→ WHAT IS BEING ASKED
Present every line in which the string "this" appears.

Data entries
+---+

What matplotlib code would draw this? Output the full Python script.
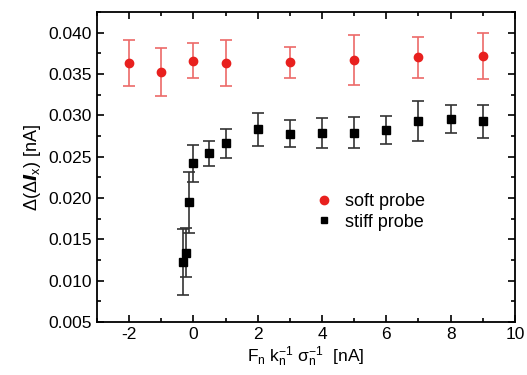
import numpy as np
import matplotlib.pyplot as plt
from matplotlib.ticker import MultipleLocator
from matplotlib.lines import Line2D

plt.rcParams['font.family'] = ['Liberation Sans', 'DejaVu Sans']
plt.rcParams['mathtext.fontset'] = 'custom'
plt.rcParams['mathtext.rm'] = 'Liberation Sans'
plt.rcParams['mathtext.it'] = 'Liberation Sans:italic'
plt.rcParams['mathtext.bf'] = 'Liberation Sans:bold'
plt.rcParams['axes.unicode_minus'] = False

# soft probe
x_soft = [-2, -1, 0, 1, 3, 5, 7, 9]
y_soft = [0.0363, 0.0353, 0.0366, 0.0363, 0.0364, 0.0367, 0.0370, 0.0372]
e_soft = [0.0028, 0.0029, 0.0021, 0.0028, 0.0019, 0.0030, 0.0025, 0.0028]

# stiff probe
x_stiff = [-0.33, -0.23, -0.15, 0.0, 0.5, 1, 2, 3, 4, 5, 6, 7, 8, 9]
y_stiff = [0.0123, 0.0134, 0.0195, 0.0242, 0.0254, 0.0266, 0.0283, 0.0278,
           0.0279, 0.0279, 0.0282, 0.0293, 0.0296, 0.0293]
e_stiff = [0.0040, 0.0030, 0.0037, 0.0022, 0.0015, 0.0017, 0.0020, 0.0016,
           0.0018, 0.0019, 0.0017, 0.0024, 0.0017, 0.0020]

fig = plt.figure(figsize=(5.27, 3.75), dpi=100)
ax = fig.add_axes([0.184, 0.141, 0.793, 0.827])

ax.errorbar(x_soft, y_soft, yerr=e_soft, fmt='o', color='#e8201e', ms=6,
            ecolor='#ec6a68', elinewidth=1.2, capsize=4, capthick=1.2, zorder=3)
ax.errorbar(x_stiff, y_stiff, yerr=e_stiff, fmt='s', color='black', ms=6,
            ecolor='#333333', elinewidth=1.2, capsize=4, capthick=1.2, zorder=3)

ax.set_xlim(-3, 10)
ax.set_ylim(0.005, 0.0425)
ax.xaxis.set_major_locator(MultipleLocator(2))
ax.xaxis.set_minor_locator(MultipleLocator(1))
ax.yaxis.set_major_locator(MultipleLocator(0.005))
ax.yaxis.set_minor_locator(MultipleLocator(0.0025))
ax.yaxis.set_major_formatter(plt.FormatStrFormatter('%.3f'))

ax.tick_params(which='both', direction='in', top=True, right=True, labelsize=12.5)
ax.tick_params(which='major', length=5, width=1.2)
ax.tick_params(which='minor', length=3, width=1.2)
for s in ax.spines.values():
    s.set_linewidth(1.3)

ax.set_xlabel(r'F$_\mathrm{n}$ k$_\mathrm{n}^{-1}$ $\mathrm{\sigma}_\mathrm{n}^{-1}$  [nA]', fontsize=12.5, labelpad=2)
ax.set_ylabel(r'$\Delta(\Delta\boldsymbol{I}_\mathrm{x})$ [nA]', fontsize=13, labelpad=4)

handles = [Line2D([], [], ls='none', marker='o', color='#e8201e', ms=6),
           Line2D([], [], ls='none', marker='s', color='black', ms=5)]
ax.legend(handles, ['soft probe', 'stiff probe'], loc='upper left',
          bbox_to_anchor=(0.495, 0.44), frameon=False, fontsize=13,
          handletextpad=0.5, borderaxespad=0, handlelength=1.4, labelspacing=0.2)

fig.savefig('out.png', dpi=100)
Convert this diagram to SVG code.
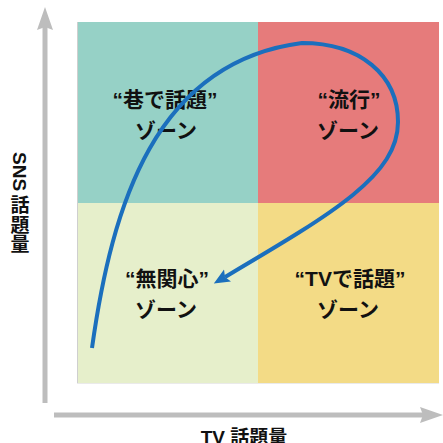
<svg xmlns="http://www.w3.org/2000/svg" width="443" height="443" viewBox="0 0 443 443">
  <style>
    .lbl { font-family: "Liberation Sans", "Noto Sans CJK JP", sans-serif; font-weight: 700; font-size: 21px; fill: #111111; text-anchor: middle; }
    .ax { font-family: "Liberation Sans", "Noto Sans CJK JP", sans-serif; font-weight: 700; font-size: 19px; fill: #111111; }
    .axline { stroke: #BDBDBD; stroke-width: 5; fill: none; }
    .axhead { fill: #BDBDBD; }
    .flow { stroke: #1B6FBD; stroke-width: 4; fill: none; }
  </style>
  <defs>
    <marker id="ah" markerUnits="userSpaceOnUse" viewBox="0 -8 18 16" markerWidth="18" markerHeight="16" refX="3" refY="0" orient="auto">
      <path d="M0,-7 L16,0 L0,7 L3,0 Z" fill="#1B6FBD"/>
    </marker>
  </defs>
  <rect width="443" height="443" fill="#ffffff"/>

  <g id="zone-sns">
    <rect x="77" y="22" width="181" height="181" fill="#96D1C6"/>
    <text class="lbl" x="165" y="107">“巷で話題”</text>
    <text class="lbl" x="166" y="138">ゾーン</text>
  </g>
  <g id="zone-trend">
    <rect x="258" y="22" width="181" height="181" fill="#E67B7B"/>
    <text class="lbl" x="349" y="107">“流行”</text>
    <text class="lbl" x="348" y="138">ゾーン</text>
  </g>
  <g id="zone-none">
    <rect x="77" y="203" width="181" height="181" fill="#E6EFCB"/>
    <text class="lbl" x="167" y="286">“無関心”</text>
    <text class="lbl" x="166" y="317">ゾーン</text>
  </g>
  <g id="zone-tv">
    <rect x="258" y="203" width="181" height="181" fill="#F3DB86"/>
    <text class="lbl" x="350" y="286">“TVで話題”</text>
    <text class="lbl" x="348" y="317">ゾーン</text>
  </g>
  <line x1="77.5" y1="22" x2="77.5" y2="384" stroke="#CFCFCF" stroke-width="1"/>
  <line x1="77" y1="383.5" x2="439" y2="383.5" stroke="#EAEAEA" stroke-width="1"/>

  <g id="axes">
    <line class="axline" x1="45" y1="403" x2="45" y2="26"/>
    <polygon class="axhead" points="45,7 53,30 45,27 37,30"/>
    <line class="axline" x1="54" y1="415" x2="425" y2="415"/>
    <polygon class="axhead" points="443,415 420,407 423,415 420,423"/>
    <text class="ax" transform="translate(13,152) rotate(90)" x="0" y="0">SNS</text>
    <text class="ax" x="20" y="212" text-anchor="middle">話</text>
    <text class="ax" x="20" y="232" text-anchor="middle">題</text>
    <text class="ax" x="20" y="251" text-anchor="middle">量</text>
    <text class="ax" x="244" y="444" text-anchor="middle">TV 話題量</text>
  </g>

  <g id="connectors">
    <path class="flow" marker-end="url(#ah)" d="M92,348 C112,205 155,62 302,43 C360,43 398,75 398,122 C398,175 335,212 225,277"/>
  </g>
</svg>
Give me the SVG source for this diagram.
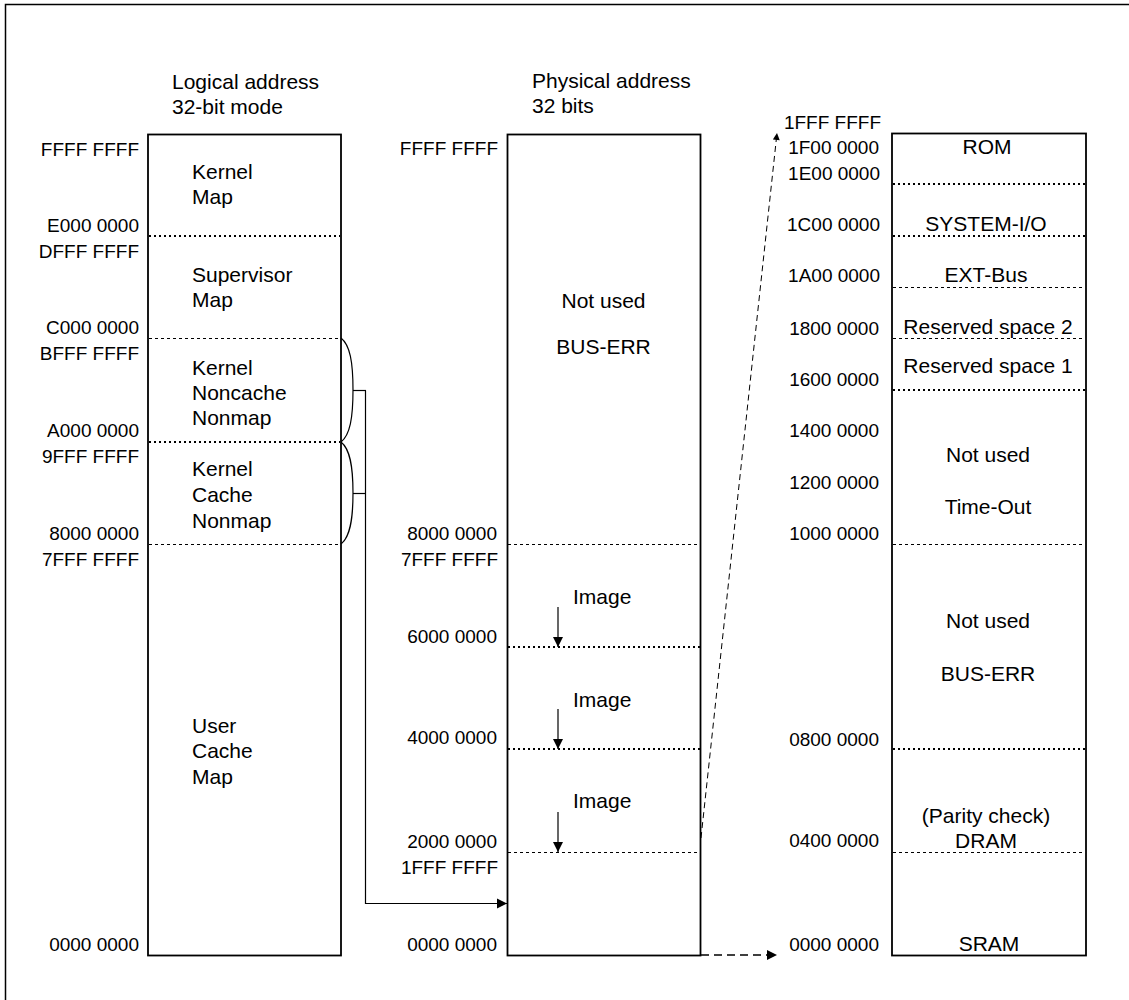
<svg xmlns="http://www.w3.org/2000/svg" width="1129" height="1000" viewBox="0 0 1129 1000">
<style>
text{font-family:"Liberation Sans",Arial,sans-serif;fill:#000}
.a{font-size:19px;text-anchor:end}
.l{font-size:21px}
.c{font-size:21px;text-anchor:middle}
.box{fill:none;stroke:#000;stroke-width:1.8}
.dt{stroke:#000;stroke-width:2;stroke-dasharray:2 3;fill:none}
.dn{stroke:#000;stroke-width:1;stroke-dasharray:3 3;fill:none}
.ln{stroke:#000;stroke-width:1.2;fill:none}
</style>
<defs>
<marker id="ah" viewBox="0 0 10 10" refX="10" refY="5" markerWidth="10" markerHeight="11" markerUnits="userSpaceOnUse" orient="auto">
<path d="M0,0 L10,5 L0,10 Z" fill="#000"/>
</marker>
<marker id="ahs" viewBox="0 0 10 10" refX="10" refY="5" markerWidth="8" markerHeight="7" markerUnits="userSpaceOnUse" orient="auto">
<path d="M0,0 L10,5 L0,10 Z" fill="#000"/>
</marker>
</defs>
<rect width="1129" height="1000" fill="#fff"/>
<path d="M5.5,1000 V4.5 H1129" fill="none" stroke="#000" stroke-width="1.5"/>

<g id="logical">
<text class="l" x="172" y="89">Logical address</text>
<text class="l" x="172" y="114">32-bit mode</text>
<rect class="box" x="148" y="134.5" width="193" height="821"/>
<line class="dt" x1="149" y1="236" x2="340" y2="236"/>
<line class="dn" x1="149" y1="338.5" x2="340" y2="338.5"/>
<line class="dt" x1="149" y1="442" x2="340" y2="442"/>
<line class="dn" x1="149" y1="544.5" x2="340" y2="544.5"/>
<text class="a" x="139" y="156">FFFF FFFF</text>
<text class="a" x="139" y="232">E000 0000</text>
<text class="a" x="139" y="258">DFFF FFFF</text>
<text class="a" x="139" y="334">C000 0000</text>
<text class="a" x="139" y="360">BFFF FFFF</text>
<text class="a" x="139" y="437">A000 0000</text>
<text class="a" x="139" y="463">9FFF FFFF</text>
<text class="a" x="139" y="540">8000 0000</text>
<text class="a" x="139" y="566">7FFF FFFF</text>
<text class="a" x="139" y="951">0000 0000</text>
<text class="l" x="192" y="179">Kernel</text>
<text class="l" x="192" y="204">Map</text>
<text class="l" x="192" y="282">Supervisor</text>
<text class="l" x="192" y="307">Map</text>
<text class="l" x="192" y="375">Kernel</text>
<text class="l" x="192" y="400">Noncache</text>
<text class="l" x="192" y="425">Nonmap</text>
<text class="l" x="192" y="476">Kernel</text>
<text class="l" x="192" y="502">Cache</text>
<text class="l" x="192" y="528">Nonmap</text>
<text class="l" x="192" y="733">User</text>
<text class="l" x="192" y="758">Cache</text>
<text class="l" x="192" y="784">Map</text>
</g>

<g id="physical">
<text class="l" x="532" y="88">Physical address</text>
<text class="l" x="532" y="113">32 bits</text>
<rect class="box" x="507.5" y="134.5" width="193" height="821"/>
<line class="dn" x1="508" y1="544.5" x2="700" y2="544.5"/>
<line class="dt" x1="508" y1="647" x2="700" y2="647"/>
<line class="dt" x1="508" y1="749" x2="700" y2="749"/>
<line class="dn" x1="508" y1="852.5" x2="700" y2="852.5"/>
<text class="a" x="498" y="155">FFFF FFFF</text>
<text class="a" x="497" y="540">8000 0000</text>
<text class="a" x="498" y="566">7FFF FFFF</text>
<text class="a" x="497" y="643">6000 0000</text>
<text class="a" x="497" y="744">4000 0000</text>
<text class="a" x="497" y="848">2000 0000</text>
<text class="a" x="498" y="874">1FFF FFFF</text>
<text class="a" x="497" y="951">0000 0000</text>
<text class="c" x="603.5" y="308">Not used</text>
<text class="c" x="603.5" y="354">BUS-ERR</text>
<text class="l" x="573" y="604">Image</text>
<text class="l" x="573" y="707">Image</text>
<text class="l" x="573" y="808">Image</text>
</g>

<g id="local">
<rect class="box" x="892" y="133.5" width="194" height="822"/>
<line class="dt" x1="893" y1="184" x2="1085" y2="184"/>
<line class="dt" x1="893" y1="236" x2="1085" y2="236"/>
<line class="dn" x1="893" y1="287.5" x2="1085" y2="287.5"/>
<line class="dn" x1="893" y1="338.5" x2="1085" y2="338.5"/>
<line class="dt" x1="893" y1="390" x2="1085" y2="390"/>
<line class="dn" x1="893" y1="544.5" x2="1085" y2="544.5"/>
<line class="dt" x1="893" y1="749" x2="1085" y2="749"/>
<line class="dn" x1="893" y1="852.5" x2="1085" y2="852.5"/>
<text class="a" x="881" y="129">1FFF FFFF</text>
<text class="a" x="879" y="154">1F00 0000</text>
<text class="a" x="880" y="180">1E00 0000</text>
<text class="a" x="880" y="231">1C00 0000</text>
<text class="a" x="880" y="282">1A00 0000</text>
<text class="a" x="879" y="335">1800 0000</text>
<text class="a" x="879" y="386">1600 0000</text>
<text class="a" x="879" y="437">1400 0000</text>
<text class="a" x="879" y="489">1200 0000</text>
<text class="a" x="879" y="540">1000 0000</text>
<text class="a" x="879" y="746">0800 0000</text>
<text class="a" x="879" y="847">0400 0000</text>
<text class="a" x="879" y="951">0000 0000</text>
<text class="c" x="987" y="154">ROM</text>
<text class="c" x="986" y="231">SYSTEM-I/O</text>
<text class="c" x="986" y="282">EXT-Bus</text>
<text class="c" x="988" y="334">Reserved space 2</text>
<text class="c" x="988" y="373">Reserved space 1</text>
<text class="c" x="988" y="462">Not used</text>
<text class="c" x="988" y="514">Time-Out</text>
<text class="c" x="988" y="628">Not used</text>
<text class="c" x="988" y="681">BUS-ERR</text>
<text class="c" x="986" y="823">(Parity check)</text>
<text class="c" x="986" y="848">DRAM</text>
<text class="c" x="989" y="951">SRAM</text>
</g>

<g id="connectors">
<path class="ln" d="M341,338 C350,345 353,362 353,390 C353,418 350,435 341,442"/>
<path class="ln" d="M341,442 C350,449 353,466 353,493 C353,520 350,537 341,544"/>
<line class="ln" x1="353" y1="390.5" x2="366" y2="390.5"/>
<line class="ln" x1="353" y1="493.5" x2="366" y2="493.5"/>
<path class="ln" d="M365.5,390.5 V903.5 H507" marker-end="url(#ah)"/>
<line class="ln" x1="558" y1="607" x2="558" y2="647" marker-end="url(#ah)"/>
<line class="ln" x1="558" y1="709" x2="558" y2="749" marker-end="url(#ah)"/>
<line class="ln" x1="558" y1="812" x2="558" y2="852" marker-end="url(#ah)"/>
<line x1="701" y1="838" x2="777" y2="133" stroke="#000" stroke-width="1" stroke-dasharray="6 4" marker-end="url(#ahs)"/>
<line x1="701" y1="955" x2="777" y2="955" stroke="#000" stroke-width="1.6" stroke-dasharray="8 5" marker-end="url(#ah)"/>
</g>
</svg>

+---+

→ WRITTEN RESPONSE
What matplotlib code would draw this? Output the full Python script.
Convert this diagram to SVG code.
Give me the SVG source for this diagram.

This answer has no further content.